_Your instructions_. Leaving the pictures aside, transcribe every line below exactly.

__________________________________________________

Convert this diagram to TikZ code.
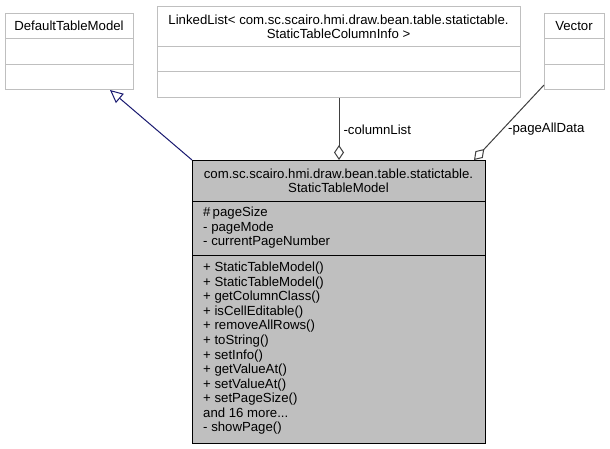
\documentclass[tikz,border=0pt]{standalone}
\usepackage{fontspec}
\setmainfont{Liberation Sans}
\usetikzlibrary{arrows.meta}
\definecolor{boxline}{HTML}{BFBFBF}
\definecolor{mainfill}{HTML}{BFBFBF}
\definecolor{navyline}{HTML}{191970}
\definecolor{aggline}{HTML}{404040}
\newcommand\myandmore{and 16 more...}
\begin{document}
\begin{tikzpicture}[x=1pt,y=-1pt,
  txt/.style={inner sep=0pt, font=\fontsize{13.2}{14.5}\selectfont, text height=9.5pt, text depth=0pt},
  extbox/.style={draw=boxline, fill=white, line width=1pt, inner sep=0pt, anchor=north west},
  mainbox/.style={draw=black, fill=mainfill, line width=1pt, inner sep=0pt, anchor=north west},
  divline/.style={draw=boxline, line width=1pt},
  maindiv/.style={draw=black, line width=1pt},
  gen/.style={draw=navyline, line width=1pt, -{Triangle[open,length=13pt,width=12pt]}},
  agg/.style={draw=aggline, line width=1pt, {Diamond[open,length=15pt,width=10pt]}-},
]
\useasboundingbox[fill=white] (0,0) rectangle (610,448);

% DefaultTableModel
\node[extbox, minimum width=128pt, minimum height=76pt] (dtm) at (5,13) {};
\draw[divline] (5,38) -- (133,38);
\draw[divline] (5,64) -- (133,64);
\node[txt] (dtmt) at (69,26) {DefaultTableModel};

% LinkedList
\node[extbox, minimum width=363pt, minimum height=91pt] (ll) at (157,6) {};
\draw[divline] (157,46) -- (520,46);
\draw[divline] (157,71) -- (520,71);
\node[txt] (llt1) at (338.5,19.5) {LinkedList< com.sc.scairo.hmi.draw.bean.table.statictable.};
\node[txt] (llt2) at (338.5,33.5) {StaticTableColumnInfo >};

% Vector
\node[extbox, minimum width=60pt, minimum height=76pt] (vec) at (544,13) {};
\draw[divline] (544,38) -- (604,38);
\draw[divline] (544,64) -- (604,64);
\node[txt] (vect) at (574,26) {Vector};

% Main class
\node[mainbox, minimum width=293pt, minimum height=283pt] (main) at (192,160) {};
\draw[maindiv] (192,201) -- (485,201);
\draw[maindiv] (192,255) -- (485,255);
\node[txt] (mt1) at (338.5,174) {com.sc.scairo.hmi.draw.bean.table.statictable.};
\node[txt] (mt2) at (338.5,188) {StaticTableModel};
\node[txt, anchor=west] (a1) at (203,212) {\#\,pageSize};
\node[txt, anchor=west] (a2) at (203,226.5) {- pageMode};
\node[txt, anchor=west] (a3) at (203,241) {- currentPageNumber};
\foreach \t [count=\i from 0] in {+ StaticTableModel(), + StaticTableModel(), + getColumnClass(), + isCellEditable(), + removeAllRows(), + toString(), + setInfo(), + getValueAt(), + setValueAt(), + setPageSize(), \myandmore, - showPage()}
  \node[txt, anchor=west] (m\i) at (203,267+14.55*\i) {\t};

% Connectors
\draw[gen] (main.north west) -- ([xshift=105pt]dtm.south west);
\draw[agg] (main.north) -- (ll.south) node[pos=0.48, txt, anchor=west, xshift=4pt] (lcl) {-columnList};
\draw[agg] ([xshift=-12pt]main.north east) -- ([yshift=5pt]vec.south west);
\node[txt, anchor=west] (lpad) at (508,128) {-pageAllData};
\end{tikzpicture}
\end{document}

__________________________________________________

_Answer to this exercise_.
Convert this diagram to TikZ code.
\documentclass[tikz,border=0pt]{standalone}
\usepackage{fontspec}
\setmainfont{Liberation Sans}
\usetikzlibrary{arrows.meta}
\definecolor{boxline}{HTML}{BFBFBF}
\definecolor{mainfill}{HTML}{BFBFBF}
\definecolor{navyline}{HTML}{191970}
\definecolor{aggline}{HTML}{404040}
\newcommand\myandmore{and 16 more...}
\begin{document}
\begin{tikzpicture}[x=1pt,y=-1pt,
  txt/.style={inner sep=0pt, font=\fontsize{13.2}{14.5}\selectfont, text height=9.5pt, text depth=0pt},
  extbox/.style={draw=boxline, fill=white, line width=1pt, inner sep=0pt, anchor=north west},
  mainbox/.style={draw=black, fill=mainfill, line width=1pt, inner sep=0pt, anchor=north west},
  divline/.style={draw=boxline, line width=1pt},
  maindiv/.style={draw=black, line width=1pt},
  gen/.style={draw=navyline, line width=1pt, -{Triangle[open,length=13pt,width=12pt]}},
  agg/.style={draw=aggline, line width=1pt, {Diamond[open,length=15pt,width=10pt]}-},
]
\useasboundingbox[fill=white] (0,0) rectangle (610,448);

% DefaultTableModel
\node[extbox, minimum width=128pt, minimum height=76pt] (dtm) at (5,13) {};
\draw[divline] (5,38) -- (133,38);
\draw[divline] (5,64) -- (133,64);
\node[txt] (dtmt) at (69,26) {DefaultTableModel};

% LinkedList
\node[extbox, minimum width=363pt, minimum height=91pt] (ll) at (157,6) {};
\draw[divline] (157,46) -- (520,46);
\draw[divline] (157,71) -- (520,71);
\node[txt] (llt1) at (338.5,19.5) {LinkedList< com.sc.scairo.hmi.draw.bean.table.statictable.};
\node[txt] (llt2) at (338.5,33.5) {StaticTableColumnInfo >};

% Vector
\node[extbox, minimum width=60pt, minimum height=76pt] (vec) at (544,13) {};
\draw[divline] (544,38) -- (604,38);
\draw[divline] (544,64) -- (604,64);
\node[txt] (vect) at (574,26) {Vector};

% Main class
\node[mainbox, minimum width=293pt, minimum height=283pt] (main) at (192,160) {};
\draw[maindiv] (192,201) -- (485,201);
\draw[maindiv] (192,255) -- (485,255);
\node[txt] (mt1) at (338.5,174) {com.sc.scairo.hmi.draw.bean.table.statictable.};
\node[txt] (mt2) at (338.5,188) {StaticTableModel};
\node[txt, anchor=west] (a1) at (203,212) {\#\,pageSize};
\node[txt, anchor=west] (a2) at (203,226.5) {- pageMode};
\node[txt, anchor=west] (a3) at (203,241) {- currentPageNumber};
\foreach \t [count=\i from 0] in {+ StaticTableModel(), + StaticTableModel(), + getColumnClass(), + isCellEditable(), + removeAllRows(), + toString(), + setInfo(), + getValueAt(), + setValueAt(), + setPageSize(), \myandmore, - showPage()}
  \node[txt, anchor=west] (m\i) at (203,267+14.55*\i) {\t};

% Connectors
\draw[gen] (main.north west) -- ([xshift=105pt]dtm.south west);
\draw[agg] (main.north) -- (ll.south) node[pos=0.48, txt, anchor=west, xshift=4pt] (lcl) {-columnList};
\draw[agg] ([xshift=-12pt]main.north east) -- ([yshift=5pt]vec.south west);
\node[txt, anchor=west] (lpad) at (508,128) {-pageAllData};
\end{tikzpicture}
\end{document}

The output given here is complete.